Funny Jokes Collection at prettyjokes.com
A couple met at Hilton Head and fell in love. They were discussing how
they would continue the relationship after their vacations were over.
“It’s only fair to warn you, Jody,” Bill said, “I’m a golf nut. I live,
eat, sleep and breathe golf.” “Well, since you’re being honest, so will
I.” Jody said. “I’m a hooker.” “I see.” he said. Then, brightening, he
smiled. “It’s probably because you’re not keeping your wrists straight
when you hit the ball.”
A couple of women were playing golf one sunny Saturday morning.

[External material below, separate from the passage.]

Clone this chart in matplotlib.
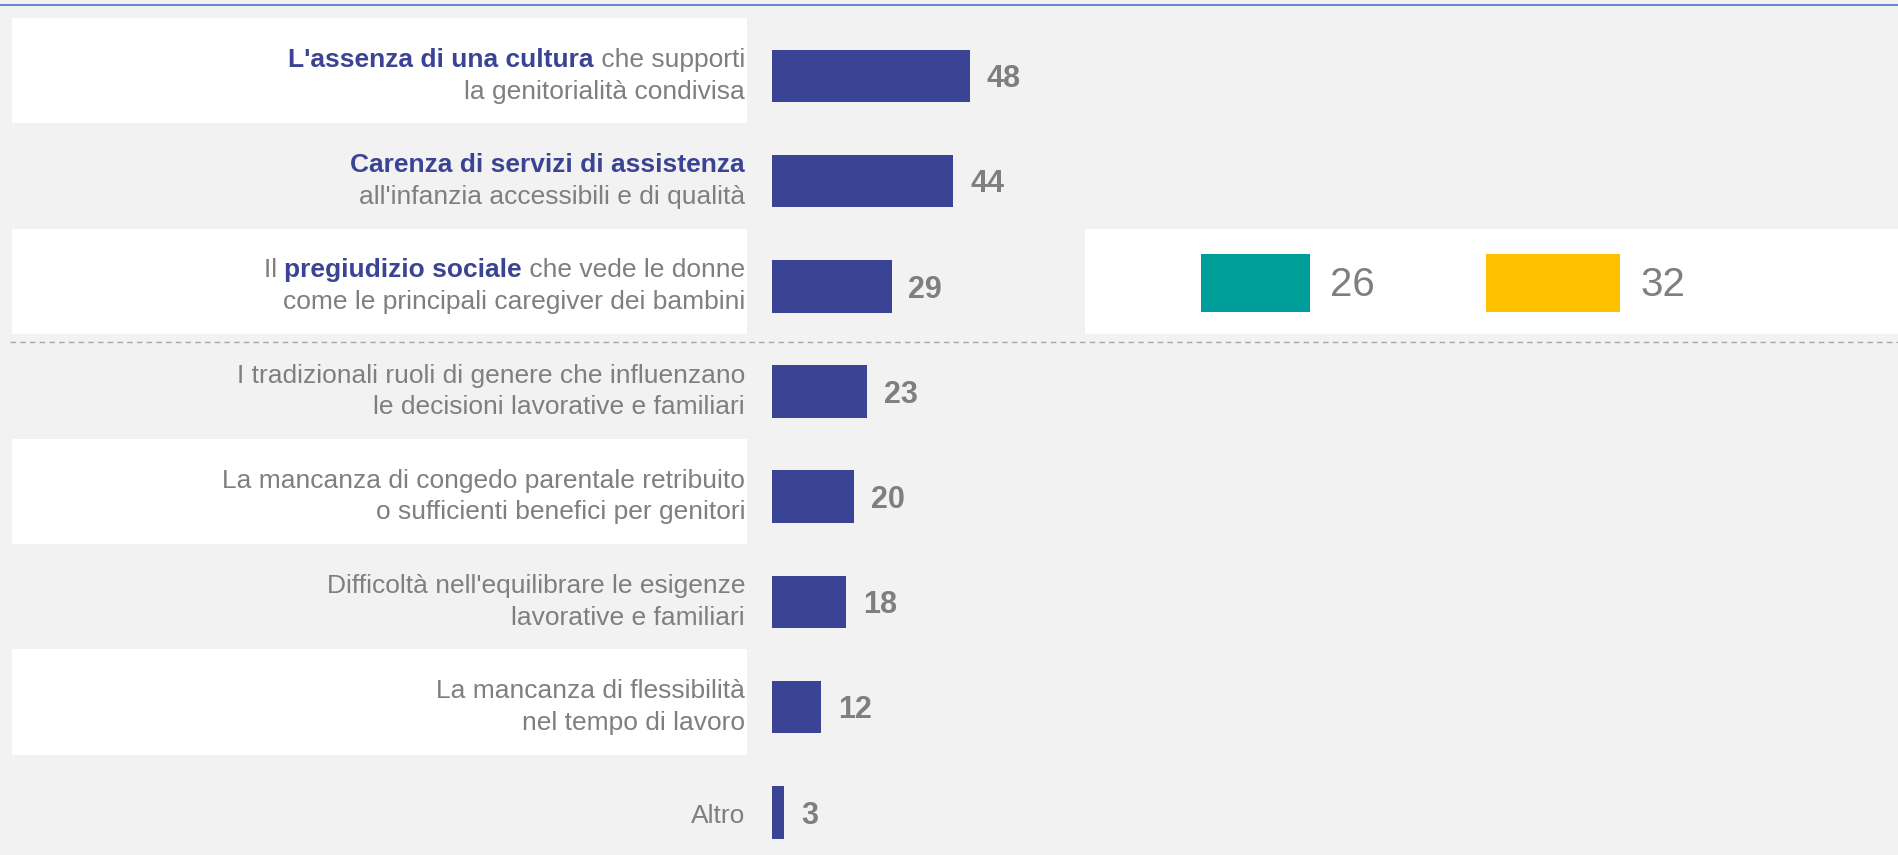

The
first of the twosome teed off and watched in horror as her ball headed
directly toward a foursome of men playing the next hole.
Indeed, the ball hit one of the men, and he immediately clasped his
hands together at his crotch, fell to the ground and proceeded to roll
around in evident agony.
The woman rushed down to the man and immediately began to apologize.
She said, “Please allow me to help. I’m a physical therapist and I
know I could relieve your pain if you’d allow.”
“Ummph, oooh, nnooo, I’ll be all right…I’ll be fine in a few
minutes,” he replied breathlessly as he remained in the fetal
position still clasping his hands together at his crotch. But she
persisted, and he finally allowed her to help him. She gently took
his hands away and laid them to the side, she loosened his pants, and
she put her hands inside. She began to massage him.
She then asked him, “How does that feel?”
To which he replied, “It feels great, but my thumb still hurts like
hell.”
A man, while playing on the front nine of a complicated golf course,
became confused as to where he was on the course. Looking around,
he saw a lady playing ahead of him. He walked up to her, explained
his confusion and asked her if she knew what hole he was playing.
She replied, “I’m on the 7th hole, and you are a hole behind me,
so you must be on the 6th hole.” He thanked her and went back to
his golf.
On the back nine the same thing happened; and he approached her
again with the same request.
She said, “I’m on the 14th hole, you are a hole behind me, so you
must be on the 13th hole.”
Once again he thanked her and returned to his play.
He finished his round and went to the clubhouse where he saw the
same lady sitting at the end of the bar. He asked the bartender
if he knew the lady. The bartender said that she was a sales lady
and played the course often. He approached her and said, “Let me
buy you a drink in appreciation for your help. I understand that
you are in the sales profession. I’m in sales also. What do you sell?”
She replied, “If I tell you, you’ll laugh.”
“No, I won’t.”
“Well, if you must know,” she answered, “I work for Tampax.” With
that, he laughed so hard he almost lost his breath.
She said, “See I knew you would laugh.”
“That’s not what I’m laughing at,” he replied. “I’m a toilet paper
salesman, so I’m still a hole behind you.”